Clearly unimpressed with this additional information, she asked
me why I’m saving them. Realizing that no answer would sound sane, I told her I
had kept them as an aide-mémoire for an On being…. She laughed and shook her
head, knowing there was no point in asking more – she’d just have to wait for
the column.
So, about those clementine seeds on my counter. It’s true,
they all came from one clementine – a fact I can honestly say amazes me now
when I look at them in the little bowl. But, as I was eating that clementine one
December evening, the seeds irritated the hell out of me.

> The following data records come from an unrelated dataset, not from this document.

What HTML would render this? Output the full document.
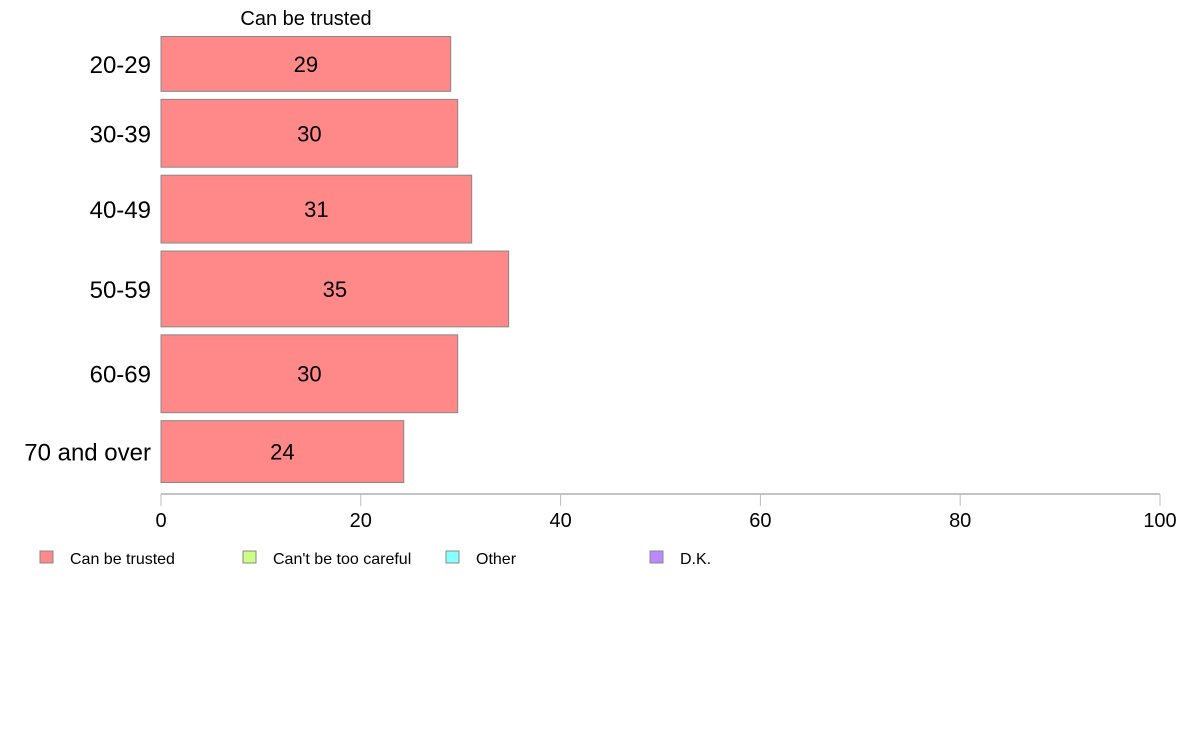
<!DOCTYPE html>
<html><head><meta charset="utf-8"><style>
html,body{margin:0;padding:0;background:#fff;}
svg text{font-family:"Liberation Sans",Arial,sans-serif;}
</style></head><body>
<svg id="chart" width="1188" height="736" xmlns="http://www.w3.org/2000/svg">
<text x="306" y="25" font-size="20" text-anchor="middle">Can be trusted</text>
<g id="bars"></g>
<g id="axis"></g>
<g id="legend"></g>
</svg>
<script>
const categories = ["20-29","30-39","40-49","50-59","60-69","70 and over"];
const values = [29.0, 29.7, 31.1, 34.8, 29.7, 24.3];
const labels = ["29","30","31","35","30","24"];
const groupSizes = [55, 68, 68, 76, 78, 62];
const ticks = [0,20,40,60,80,100];
const legendLabels = ["Can be trusted","Can't be too careful","Other","D.K."];
const legendColors = ["#ff8888","#ccff88","#88ffff","#bb88ff"];

const NS="http://www.w3.org/2000/svg";
const x0=161, x1=1160, yTop=36.5, yBot=482.5, gap=8;
const xs = v => x0 + (v/100)*(x1-x0);
function mk(tag, attrs, parent){const e=document.createElementNS(NS,tag);for(const k in attrs)e.setAttribute(k,attrs[k]);parent.appendChild(e);return e;}

const bars=document.getElementById('bars');
const totalSize=groupSizes.reduce((a,b)=>a+b,0);
const avail=(yBot-yTop)-gap*(categories.length-1);
let y=yTop;
categories.forEach((c,i)=>{
  const h=groupSizes[i]/totalSize*avail;
  const r=mk('rect',{x:x0,y:y,width:xs(values[i])-x0,height:h,fill:'#ff8888',stroke:'#888','stroke-width':1},bars);
  
  
  const t=mk('text',{x:(x0+xs(values[i]))/2,y:y+h/2+8,'font-size':22,'text-anchor':'middle'},bars);
  
  
  t.textContent=labels[i];
  const l=mk('text',{x:151,y:y+h/2+9,'font-size':24,'text-anchor':'end'},bars);
  
  
  l.textContent=c;
  y+=h+gap;
});

const ax=document.getElementById('axis');
const line=mk('line',{x1:x0,y1:494,x2:x1,y2:494,stroke:'#888','stroke-width':1},ax);


ticks.forEach(v=>{
  const tk=mk('line',{x1:xs(v),y1:494,x2:xs(v),y2:506,stroke:'#bbb','stroke-width':1},ax);
  
  
  const tl=mk('text',{x:xs(v),y:527,'font-size':20,'text-anchor':'middle'},ax);
  
  
  tl.textContent=String(v);
});

const lg=document.getElementById('legend');
const lx=[40,243,446,650];
legendLabels.forEach((s,i)=>{
  const r=mk('rect',{x:lx[i],y:551,width:13,height:12,fill:legendColors[i],stroke:'#888','stroke-width':1},lg);
  
  
  const t=mk('text',{x:lx[i]+30,y:564,'font-size':16},lg);
  
  
  t.textContent=s;
});
</script>
</body></html>
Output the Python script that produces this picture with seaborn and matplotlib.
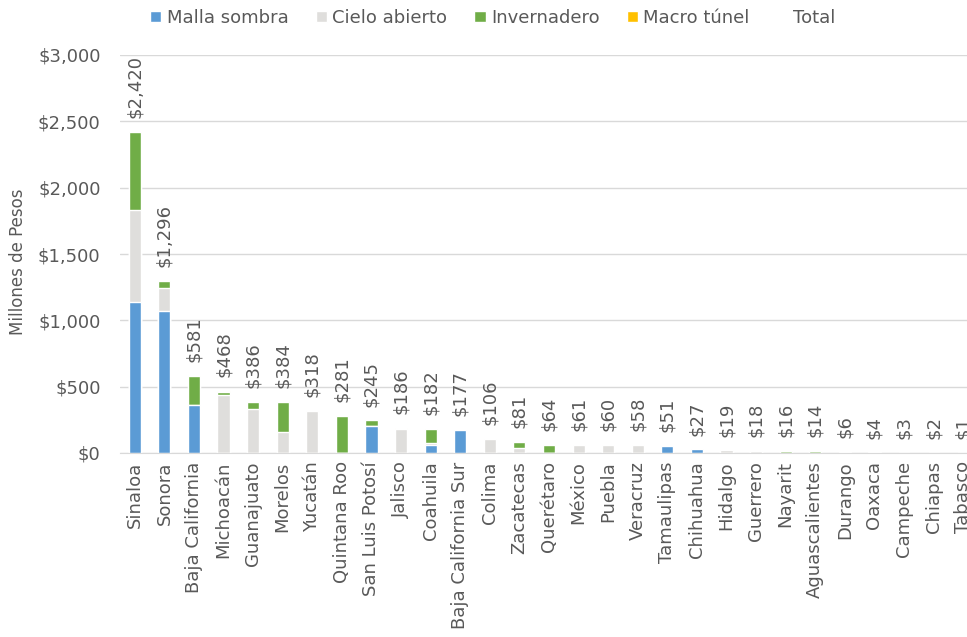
import numpy as np
import pandas as pd
import matplotlib
matplotlib.use('Agg')
import matplotlib.pyplot as plt
import seaborn as sns
from matplotlib.patches import Patch
from matplotlib.ticker import FuncFormatter

sns.set_style('white')
plt.rcParams['font.family'] = ['DejaVu Sans']

# datos (millones de pesos)
estados = ['Sinaloa', 'Sonora', 'Baja California', 'Michoacán', 'Guanajuato', 'Morelos',
           'Yucatán', 'Quintana Roo', 'San Luis Potosí', 'Jalisco', 'Coahuila',
           'Baja California Sur', 'Colima', 'Zacatecas', 'Querétaro', 'México', 'Puebla',
           'Veracruz', 'Tamaulipas', 'Chihuahua', 'Hidalgo', 'Guerrero', 'Nayarit',
           'Aguascalientes', 'Durango', 'Oaxaca', 'Campeche', 'Chiapas', 'Tabasco']
malla_sombra = [1140, 1072, 359, 0, 0, 0, 0, 0, 206, 0, 60, 177, 0, 0, 0, 0, 0, 0, 51, 27,
                0, 0, 0, 0, 0, 0, 0, 0, 0]
cielo_abierto = [693, 169, 0, 435, 329, 158, 318, 0, 0, 180, 13, 0, 106, 35, 0, 61, 57, 58, 0, 0,
                 19, 18, 0, 0, 6, 4, 3, 2, 1]
invernadero = [587, 55, 222, 23, 57, 226, 0, 281, 39, 0, 109, 0, 0, 46, 64, 0, 3, 0, 0, 0,
               0, 0, 16, 14, 0, 0, 0, 0, 0]
macro_tunel = [0, 0, 0, 10, 0, 0, 0, 0, 0, 6, 0, 0, 0, 0, 0, 0, 0, 0, 0, 0,
               0, 0, 0, 0, 0, 0, 0, 0, 0]
totales = [2420, 1296, 581, 468, 386, 384, 318, 281, 245, 186, 182, 177, 106, 81, 64, 61, 60,
           58, 51, 27, 19, 18, 16, 14, 6, 4, 3, 2, 1]

series = ['Malla sombra', 'Cielo abierto', 'Invernadero', 'Macro túnel']
colores = ['#5b9bd5', '#dfdedc', '#70ad47', '#ffc000']
gris = '#595959'

df = pd.DataFrame({'Estado': estados, 'Malla sombra': malla_sombra,
                   'Cielo abierto': cielo_abierto, 'Invernadero': invernadero,
                   'Macro túnel': macro_tunel})
acum = df[series].cumsum(axis=1)
acum['Estado'] = df['Estado']

fig = plt.figure(figsize=(9.67, 6.37), dpi=100)
# el eje sigue mas alla del borde derecho (Tabasco queda cortado)
ax = fig.add_axes([120 / 967, 184 / 637, 858 / 967, 398 / 637])

# barras apiladas: se dibuja de la capa superior a la inferior
for serie, color in zip(series[::-1], colores[::-1]):
    sns.barplot(data=acum, x='Estado', y=serie, color=color, width=0.41,
                saturation=1, ax=ax, order=estados)

for i, t in enumerate(totales):
    ax.annotate(f'${t:,}', (i, t), xytext=(0, 10), textcoords='offset points',
                rotation=90, ha='center', va='bottom', fontsize=13, color=gris)

ax.set_ylim(0, 3000)
ax.set_xlim(-0.5, len(estados) - 0.5)
ax.set_yticks(np.arange(0, 3001, 500))
ax.yaxis.set_major_formatter(FuncFormatter(lambda v, p: f'${v:,.0f}'))
ax.grid(axis='y', color='#d9d9d9', linewidth=1)
ax.set_axisbelow(True)
for s in ['top', 'right', 'left']:
    ax.spines[s].set_visible(False)
ax.spines['bottom'].set_color('#d9d9d9')
ax.tick_params(axis='y', labelsize=13, colors=gris, length=0, pad=14)
ax.tick_params(axis='x', labelsize=13, colors=gris, length=0, pad=6)
ax.set_xticks(range(len(estados)))
ax.set_xticklabels(estados, rotation=90)
ax.set_xlabel('')
ax.set_ylabel('')
fig.text(18 / 967, 1 - 262 / 637, 'Millones de Pesos', rotation=90, ha='center',
         va='center', fontsize=12, color=gris)

handles = [Patch(facecolor=c, label=s) for s, c in zip(series, colores)]
handles.append(Patch(facecolor='none', edgecolor='none', label='Total'))
fig.legend(handles=handles, loc='center', bbox_to_anchor=(493 / 967, 1 - 18 / 637),
           ncol=5, frameon=False, fontsize=13, labelcolor=gris, handlelength=0.62,
           handleheight=0.62, handletextpad=0.3, columnspacing=1.5, borderpad=0)

fig.savefig('out.png', dpi=100)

As I spit out the initial seed or two that evening, I rationally
remembered that I’d long-ago noticed that sometimes the first clementines of
the season are harder to peel and they often have a seed or two. (Indeed, I’ve
always figured this has something to do with them being picked younger.) After
soothing myself that such was to be expected so early in the season, I popped
the next section in my mouth. With that very next bite I was rudely surprised
by two, if not three, more seeds. Turns out every damned section of that
clementine was like that!
With each seed I spit out, my annoyance grew. By the end of
the clementine my irritation had eclipsed my enjoyment of the clementine. Worried
that the whole damned crate was going to be like that, I immediately peeled a
couple more. To my great relief, the others were seed-free bits of perfection that
I had expected.
When I went to toss the seeds I had spit out, I still couldn’t
believe how many there were. So, I started counting them. As I did, I started thinking
about what those seeds were. That’s when I realized that besides being a source
of irritation, they also represented the promise of future clementines. Once I
saw them like that, I felt ashamed at my irritation. So, I kept those 27 seeds to
remind me of a New Year’s resolution I’d be making for 2013.
The resolution those seeds stand as a reminder of is that
whenever I find myself annoyed by something, I should pause and take a second
look at the source of the irritation. Maybe there’s an underlying good – or
usefulness – that, in the scheme of things, trumps my annoyance.